Data and statistics

Body mass index (BMI)


  • is a simple index commonly used to classify overweight and obesity in schoolchildren and adults;
  • is calculated as a person’s weight (in kg) divided by his or her height (in m2); and
  • does not distinguish weight associated with muscle from weight associated with fat and therefore provides only a crude measure of fatness.

Overweight and obesity in adults

Overweight and obesity:

  • are defined as abnormal or excessive fat accumulation that may impair health;
  • have important consequences for morbidity, disability and quality of life;
  • entail higher risk of developing type 2 diabetes, cardiovascular diseases, several common forms of cancer, osteoarthritis and other health problems; and
  • are serious public health challenges in the WHO European Region.

WHO defines overweight in adults (aged over 19 years) as having a BMI equal to or greater than 25.0 kg/m2 and obesity as having a BMI equal to or greater than 30.0 kg/m2.

World wide, more than 1.4 billion adults aged 20 and older were overweight in 2008. Of these, over 200 million men and nearly 300 million women were obese. In the WHO European Region, the age-standardized prevalence of overweight was 58.3% among adult males and 51.2% among adult females.

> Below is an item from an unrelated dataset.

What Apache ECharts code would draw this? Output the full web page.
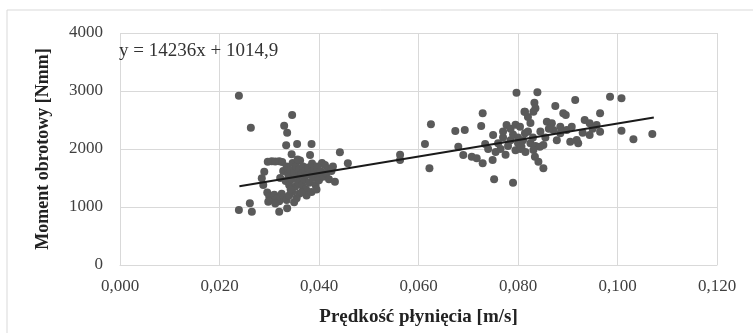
<!DOCTYPE html>
<html>
<head>
<meta charset="utf-8">
<script src="https://cdn.jsdelivr.net/npm/echarts@6/dist/echarts.min.js"></script>
<style>
  html, body { margin: 0; padding: 0; background: #fff; }
  #chart { width: 753px; height: 333px; }
</style>
</head>
<body>
<div id="chart"></div>
<script>
// prędkość płynięcia [m/s] / moment obrotowy [Nmm] – punkty pomiarowe
const pointsLow = [
  [0.0239, 2920], [0.0263, 2367], [0.0346, 2586], [0.0330, 2400], [0.0336, 2280],
  [0.0334, 2063], [0.0356, 2086], [0.0385, 2086], [0.0442, 1943], [0.0458, 1753],
  [0.0382, 1896], [0.0345, 1908], [0.0297, 1780], [0.0305, 1790], [0.0312, 1785],
  [0.0320, 1790], [0.0326, 1775], [0.0290, 1608], [0.0285, 1494], [0.0288, 1379],
  [0.0296, 1250], [0.0300, 1180], [0.0305, 1120], [0.0310, 1210], [0.0315, 1150],
  [0.0320, 1100], [0.0325, 1230], [0.0330, 1170], [0.0298, 1090], [0.0312, 1060],
  [0.0335, 1120], [0.0340, 1200], [0.0346, 1260], [0.0350, 1080], [0.0355, 1150],
  [0.0360, 1230], [0.0368, 1300], [0.0261, 1063], [0.0239, 948], [0.0265, 919],
  [0.0320, 919], [0.0336, 977], [0.0322, 1500], [0.0328, 1620], [0.0333, 1450],
  [0.0335, 1700], [0.0338, 1560], [0.0340, 1380], [0.0342, 1640], [0.0345, 1480],
  [0.0347, 1760], [0.0350, 1600], [0.0352, 1350], [0.0354, 1700], [0.0356, 1520],
  [0.0358, 1420], [0.0360, 1650], [0.0362, 1800], [0.0364, 1560], [0.0366, 1380],
  [0.0368, 1700], [0.0370, 1480], [0.0372, 1620], [0.0374, 1300], [0.0376, 1550],
  [0.0378, 1680], [0.0380, 1420], [0.0383, 1600], [0.0386, 1750], [0.0388, 1500],
  [0.0390, 1640], [0.0393, 1380], [0.0396, 1700], [0.0398, 1560], [0.0400, 1460],
  [0.0403, 1620], [0.0406, 1760], [0.0408, 1520], [0.0412, 1724], [0.0415, 1580],
  [0.0418, 1660], [0.0420, 1480], [0.0425, 1620], [0.0432, 1436], [0.0428, 1700],
  [0.0375, 1200], [0.0385, 1260], [0.0365, 1250], [0.0395, 1300], [0.0343, 1300],
  [0.0357, 1820]
];
const pointsHigh = [
  [0.0563, 1810], [0.0563, 1900], [0.0613, 2086], [0.0622, 1667], [0.0625, 2425],
  [0.0674, 2310], [0.0693, 2327], [0.0680, 2040], [0.0690, 1896], [0.0707, 1867],
  [0.0717, 1839], [0.0729, 1753], [0.0749, 1810], [0.0752, 1477], [0.0790, 1419],
  [0.0729, 2615], [0.0726, 2396], [0.0797, 2970], [0.0813, 2643], [0.0750, 2241],
  [0.0734, 2086], [0.0777, 2414], [0.0755, 1950], [0.0760, 2100], [0.0765, 2000],
  [0.0770, 2200], [0.0775, 1900], [0.0780, 2050], [0.0785, 2150], [0.0790, 2250],
  [0.0795, 1980], [0.0800, 2100], [0.0770, 2300], [0.0785, 2350], [0.0795, 2420],
  [0.0800, 2200], [0.0805, 2000], [0.0810, 2150], [0.0815, 1950], [0.0820, 2300],
  [0.0825, 2100], [0.0830, 2200], [0.0835, 2050], [0.0740, 2000], [0.0839, 2977],
  [0.0833, 2798], [0.0835, 2701], [0.0831, 2643], [0.0875, 2741], [0.0915, 2845],
  [0.0985, 2902], [0.1008, 2873], [0.0965, 2615], [0.0891, 2615], [0.0896, 2586],
  [0.0814, 2643], [0.0934, 2500], [0.0944, 2443], [0.0958, 2414], [0.1008, 2316],
  [0.1032, 2167], [0.1070, 2258], [0.0944, 2241], [0.0965, 2298], [0.0921, 2098],
  [0.0918, 2155], [0.0905, 2126], [0.0885, 2270], [0.0871, 2327], [0.0858, 2471],
  [0.0868, 2443], [0.0851, 2069], [0.0844, 2040], [0.0831, 1983], [0.0834, 1867],
  [0.0841, 1781], [0.0851, 1667], [0.0804, 2384], [0.0814, 2270], [0.0807, 2040],
  [0.0885, 2384], [0.0898, 2327], [0.0908, 2384], [0.0845, 2300], [0.0855, 2200],
  [0.0862, 2350], [0.0878, 2150], [0.0950, 2350], [0.0930, 2280], [0.0825, 2450],
  [0.0820, 2550]
];
// linia trendu (końce)
const trendLine = [[0.0240, 1357], [0.1073, 2542]];
const trendLabel = "y = 14236x + 1014,9";

const xTitle = "Prędkość płynięcia [m/s]";
const yTitle = "Moment obrotowy [Nmm]";

const serif = '"Liberation Serif", "Times New Roman", serif';

const chart = echarts.init(document.getElementById("chart"));

const option = {
  animation: false,
  grid: { left: 120, top: 33, right: 36, bottom: 68 },
  graphic: [
    {
      type: "rect",
      shape: { x: 7, y: 10, width: 760, height: 340 },
      style: { fill: "none", stroke: "#d9d9d9", lineWidth: 1 },
      silent: true
    },
    {
      type: "text",
      left: 119,
      top: 42,
      style: { text: trendLabel, font: "19px " + serif, fill: "#333" },
      z: 10
    }
  ],
  xAxis: {
    type: "value",
    min: 0,
    max: 0.12,
    interval: 0.02,
    name: xTitle,
    nameLocation: "middle",
    nameGap: 43,
    nameTextStyle: { fontFamily: serif, fontWeight: "bold", fontSize: 19, color: "#222" },
    axisLine: { show: true, lineStyle: { color: "#d9d9d9" } },
    axisTick: { show: false },
    axisLabel: {
      margin: 13,
      fontFamily: serif,
      fontSize: 17,
      color: "#404040",
      formatter: (v) => v.toFixed(3).replace(".", ",")
    },
    splitLine: { show: true, lineStyle: { color: "#d9d9d9", width: 1 } }
  },
  yAxis: {
    type: "value",
    min: 0,
    max: 4000,
    interval: 1000,
    name: yTitle,
    nameLocation: "middle",
    nameGap: 68,
    nameTextStyle: { fontFamily: serif, fontWeight: "bold", fontSize: 18, color: "#222" },
    axisLine: { show: false },
    axisTick: { show: false },
    axisLabel: {
      margin: 17,
      fontFamily: serif,
      fontSize: 17,
      color: "#404040",
      formatter: (v) => String(v)
    },
    splitLine: { show: true, lineStyle: { color: "#d9d9d9", width: 1 } }
  },
  series: [
    {
      type: "scatter",
      data: pointsLow.concat(pointsHigh),
      symbolSize: 8,
      itemStyle: { color: "#5a5a5a", opacity: 1 },
      silent: true
    },
    {
      type: "line",
      data: trendLine,
      showSymbol: false,
      lineStyle: { color: "#1a1a1a", width: 2 },
      silent: true,
      z: 5
    }
  ]
};

chart.setOption(option);
</script>
</body>
</html>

Physical activity in adults

Excess weight gain only occurs when energy intake exceeds energy expenditure. Thus, a healthy body weight results from balancing regular physical activity and an adequate diet on a daily basis.

Physical activity means any bodily movement produced by skeletal muscles that requires energy expenditure. In 2008, around 35% of people aged 15 and over in the WHO European Region were insufficiently active.

Adults are physically active in the context of daily, family, and community life. Such activities include:

  • recreation or leisure-time activity, such as play, games/sport or planned exercise;
  • transportation (such as walking or cycling);
  • occupational activity; and
  • household chores.

Regular and adequate levels of physical activity in adults improve bone and functional health and reduce the risk of:

  • hypertension
  • cardiovascular diseases
  • diabetes
  • breast and colon cancer
  • depression
  • falls.
To ensure a healthy lifestyle, WHO recommends eating lots of fruit and vegetables, reducing fat, sugar and salt intake in addition to regular physical activity to maintain a healthy lifestyle.